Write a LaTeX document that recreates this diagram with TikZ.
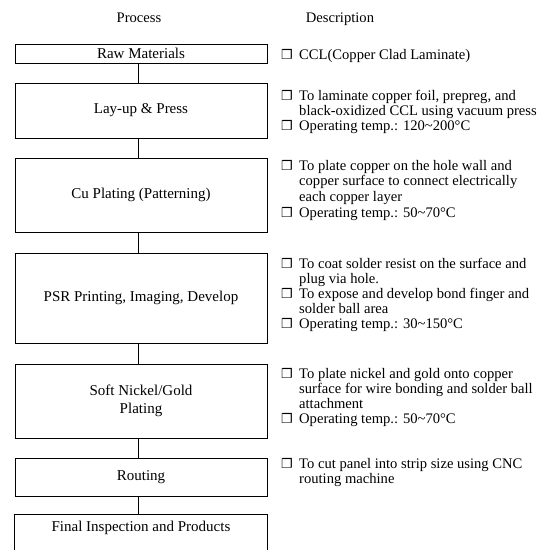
\documentclass[tikz,border=0pt]{standalone}
\usepackage{fontspec}
\setmainfont{Liberation Serif}
\newfontfamily\dejavufam{DejaVu Sans}
\newcommand\myboxfont{\fontsize{15}{18.5}\selectfont}
\newcommand\mydescfont{\fontsize{14.6}{15}\selectfont}
\newcommand\mybulfont{\dejavufam\fontsize{13}{13}\selectfont}
\tikzset{
  box/.style={draw, line width=1pt, minimum width=252pt, inner sep=0pt, font=\myboxfont, align=center},
  link/.style={line width=1pt},
  desc/.style={anchor=base west, inner sep=0pt, font=\mydescfont},
  bul/.style={anchor=base west, inner sep=0pt, font=\mybulfont},
  head/.style={anchor=base, inner sep=0pt, font=\mydescfont}
}
\begin{document}
\begin{tikzpicture}[x=1pt,y=-1pt]
\useasboundingbox (0,0) rectangle (548,550);
% headers
\node[head] (hproc) at (139,22) {Process};
\node[head] (hdesc) at (340,22) {Description};
% process boxes
\node[box, minimum height=19pt] (raw) at (141,53.5) {Raw Materials};
\node[box, minimum height=55pt] (lay) at (141,110.5) {Lay-up \& Press};
\node[box, minimum height=74pt] (cu) at (141,195) {Cu Plating (Patterning)};
\node[box, minimum height=90pt] (psr) at (141,298) {PSR Printing, Imaging, Develop};
\node[box, minimum height=74pt] (ni) at (141,401) {Soft Nickel/Gold\\Plating};
\node[box, minimum height=38pt] (rout) at (141,477) {Routing};
\node[box, draw=none, minimum height=35pt] (fin) at (141,532.5) {};
\draw[link] (fin.south west) -- (fin.north west) -- (fin.north east) -- (fin.south east);
\node[head, font=\myboxfont] (fintxt) at (141,531.5) {Final Inspection and Products};
% connectors
\draw[link] ([xshift=-3pt]raw.south) -- ([xshift=-3pt]lay.north);
\draw[link] ([xshift=-3pt]lay.south) -- ([xshift=-3pt]cu.north);
\draw[link] ([xshift=-3pt]cu.south) -- ([xshift=-3pt]psr.north);
\draw[link] ([xshift=-3pt]psr.south) -- ([xshift=-3pt]ni.north);
\draw[link] ([xshift=-3pt]ni.south) -- ([xshift=-3pt]rout.north);
\draw[link] ([xshift=-3pt]rout.south) -- ([xshift=-3pt]fin.north);
% descriptions
\node[bul] (b1) at (281,59) {❒};
\node[desc] (d1) at (299,59) {CCL(Copper Clad Laminate)};

\node[bul] (b2) at (281,100) {❒};
\node[desc] (d2) at (299,100) {To laminate copper foil, prepreg, and};
\node[desc] (d3) at (299,115) {black-oxidized CCL using vacuum press};
\node[bul] (b3) at (281,130) {❒};
\node[desc] (d4) at (299,130) {Operating temp.: 120\textasciitilde200°C};

\node[bul] (b4) at (281,170) {❒};
\node[desc] (d5) at (299,170) {To plate copper on the hole wall and};
\node[desc] (d6) at (299,185) {copper surface to connect electrically};
\node[desc] (d7) at (299,201) {each copper layer};
\node[bul] (b5) at (281,217) {❒};
\node[desc] (d8) at (299,217) {Operating temp.: 50\textasciitilde70°C};

\node[bul] (b6) at (281,268) {❒};
\node[desc] (d9) at (299,268) {To coat solder resist on the surface and};
\node[desc] (d10) at (299,283) {plug via hole.};
\node[bul] (b7) at (281,298) {❒};
\node[desc] (d11) at (299,298) {To expose and develop bond finger and};
\node[desc] (d12) at (299,313) {solder ball area};
\node[bul] (b8) at (281,328) {❒};
\node[desc] (d13) at (299,328) {Operating temp.: 30\textasciitilde150°C};

\node[bul] (b9) at (281,378) {❒};
\node[desc] (d14) at (299,378) {To plate nickel and gold onto copper};
\node[desc] (d15) at (299,393) {surface for wire bonding and solder ball};
\node[desc] (d16) at (299,408) {attachment};
\node[bul] (b10) at (281,423) {❒};
\node[desc] (d17) at (299,423) {Operating temp.: 50\textasciitilde70°C};

\node[bul] (b11) at (281,468) {❒};
\node[desc] (d18) at (299,468) {To cut panel into strip size using CNC};
\node[desc] (d19) at (299,483) {routing machine};
\end{tikzpicture}
\end{document}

○ ○ ○ ○ ○ ○ ○

## Your task
Write out every line above exactly as it is, leaving out the pictures.

## Answer for the task
Write a LaTeX document that recreates this diagram with TikZ.
\documentclass[tikz,border=0pt]{standalone}
\usepackage{fontspec}
\setmainfont{Liberation Serif}
\newfontfamily\dejavufam{DejaVu Sans}
\newcommand\myboxfont{\fontsize{15}{18.5}\selectfont}
\newcommand\mydescfont{\fontsize{14.6}{15}\selectfont}
\newcommand\mybulfont{\dejavufam\fontsize{13}{13}\selectfont}
\tikzset{
  box/.style={draw, line width=1pt, minimum width=252pt, inner sep=0pt, font=\myboxfont, align=center},
  link/.style={line width=1pt},
  desc/.style={anchor=base west, inner sep=0pt, font=\mydescfont},
  bul/.style={anchor=base west, inner sep=0pt, font=\mybulfont},
  head/.style={anchor=base, inner sep=0pt, font=\mydescfont}
}
\begin{document}
\begin{tikzpicture}[x=1pt,y=-1pt]
\useasboundingbox (0,0) rectangle (548,550);
% headers
\node[head] (hproc) at (139,22) {Process};
\node[head] (hdesc) at (340,22) {Description};
% process boxes
\node[box, minimum height=19pt] (raw) at (141,53.5) {Raw Materials};
\node[box, minimum height=55pt] (lay) at (141,110.5) {Lay-up \& Press};
\node[box, minimum height=74pt] (cu) at (141,195) {Cu Plating (Patterning)};
\node[box, minimum height=90pt] (psr) at (141,298) {PSR Printing, Imaging, Develop};
\node[box, minimum height=74pt] (ni) at (141,401) {Soft Nickel/Gold\\Plating};
\node[box, minimum height=38pt] (rout) at (141,477) {Routing};
\node[box, draw=none, minimum height=35pt] (fin) at (141,532.5) {};
\draw[link] (fin.south west) -- (fin.north west) -- (fin.north east) -- (fin.south east);
\node[head, font=\myboxfont] (fintxt) at (141,531.5) {Final Inspection and Products};
% connectors
\draw[link] ([xshift=-3pt]raw.south) -- ([xshift=-3pt]lay.north);
\draw[link] ([xshift=-3pt]lay.south) -- ([xshift=-3pt]cu.north);
\draw[link] ([xshift=-3pt]cu.south) -- ([xshift=-3pt]psr.north);
\draw[link] ([xshift=-3pt]psr.south) -- ([xshift=-3pt]ni.north);
\draw[link] ([xshift=-3pt]ni.south) -- ([xshift=-3pt]rout.north);
\draw[link] ([xshift=-3pt]rout.south) -- ([xshift=-3pt]fin.north);
% descriptions
\node[bul] (b1) at (281,59) {❒};
\node[desc] (d1) at (299,59) {CCL(Copper Clad Laminate)};

\node[bul] (b2) at (281,100) {❒};
\node[desc] (d2) at (299,100) {To laminate copper foil, prepreg, and};
\node[desc] (d3) at (299,115) {black-oxidized CCL using vacuum press};
\node[bul] (b3) at (281,130) {❒};
\node[desc] (d4) at (299,130) {Operating temp.: 120\textasciitilde200°C};

\node[bul] (b4) at (281,170) {❒};
\node[desc] (d5) at (299,170) {To plate copper on the hole wall and};
\node[desc] (d6) at (299,185) {copper surface to connect electrically};
\node[desc] (d7) at (299,201) {each copper layer};
\node[bul] (b5) at (281,217) {❒};
\node[desc] (d8) at (299,217) {Operating temp.: 50\textasciitilde70°C};

\node[bul] (b6) at (281,268) {❒};
\node[desc] (d9) at (299,268) {To coat solder resist on the surface and};
\node[desc] (d10) at (299,283) {plug via hole.};
\node[bul] (b7) at (281,298) {❒};
\node[desc] (d11) at (299,298) {To expose and develop bond finger and};
\node[desc] (d12) at (299,313) {solder ball area};
\node[bul] (b8) at (281,328) {❒};
\node[desc] (d13) at (299,328) {Operating temp.: 30\textasciitilde150°C};

\node[bul] (b9) at (281,378) {❒};
\node[desc] (d14) at (299,378) {To plate nickel and gold onto copper};
\node[desc] (d15) at (299,393) {surface for wire bonding and solder ball};
\node[desc] (d16) at (299,408) {attachment};
\node[bul] (b10) at (281,423) {❒};
\node[desc] (d17) at (299,423) {Operating temp.: 50\textasciitilde70°C};

\node[bul] (b11) at (281,468) {❒};
\node[desc] (d18) at (299,468) {To cut panel into strip size using CNC};
\node[desc] (d19) at (299,483) {routing machine};
\end{tikzpicture}
\end{document}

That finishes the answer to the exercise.